Fale sobre o projeto Five Easy Hot Dogs, que você fez durante uma viagem.


Five Easy Hot Dogs é interessante porque, enquanto o *One Wayne G* é uma coleção enorme de tudo que eu tinha, Five Easy Hot Dogs é uma das coisas mais concisas que eu já fiz. A combinação da arte, da música e da mixagem se encaixa bem, criando uma sensação de completude. É um reflexo de um período específico da minha vida e do ambiente em que foi criado. Eu gosto dessa sensação de "neatness" e de como tudo parece encapsulado em um momento.


Por que é importante para você baixar as exigências de entrada para o mundo da criação musical?


Sempre amei o lado DIY (Do it Yourself, ou “faça você mesmo”) da música e a facilidade de acesso que oferece. No entanto, sinto que a indústria musical monetizou o conceito de DIY, e mesmo com a tecnologia mais acessível, parece que agora é mais difícil entrar do que antes. O DIY se tornou uma estética em vez de uma abordagem real. Eu quero oferecer algo que pareça facilmente alcançável para os outros, porque se eu não tivesse encontrado isso quando era mais jovem, talvez não estivesse fazendo música agora.
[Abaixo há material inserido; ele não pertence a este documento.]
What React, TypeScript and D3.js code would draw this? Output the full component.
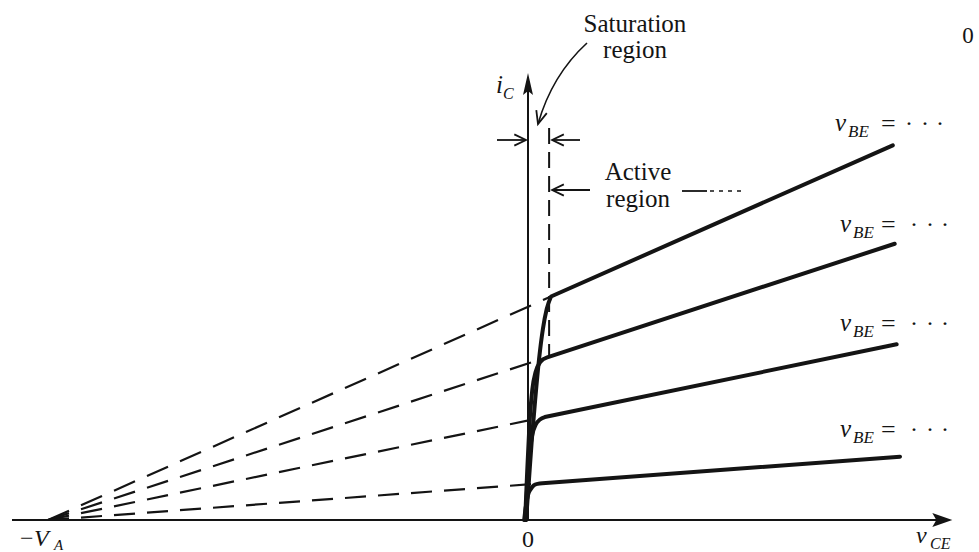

A ideia é fornecer um modelo que outras pessoas possam seguir.


Você está acima das preocupações com dinheiro ou aprovação dos fãs?

Talvez "acima" não seja a palavra certa, mas eu sinto que estou livre de muitas dessas preocupações. Eu faço a música que quero e, se isso me excita, ótimo. Se as pessoas se conectam com isso, melhor ainda. Se não, tudo bem. Estou em uma posição onde posso fazer a arte que quero porque já consegui viver confortavelmente com o que ganhei fruto dos meus álbuns anteriores. O que mais me inspira é a capacidade de criar algo interessante, mesmo que eu não entenda totalmente. O que os outros pensam sobre mim não me importa tanto. Eu acho que há muitas ideias preconceituosas sobre mim e, se minha música recente desafiar essas expectativas, isso é ótimo. Eu realmente amo música e gravação, e meu foco agora é a intenção por trás do que estou fazendo. Se eu posso me conectar com a intenção de outros músicos, mesmo que eles façam um tipo de música que não é o meu favorito, isso é valioso para mim.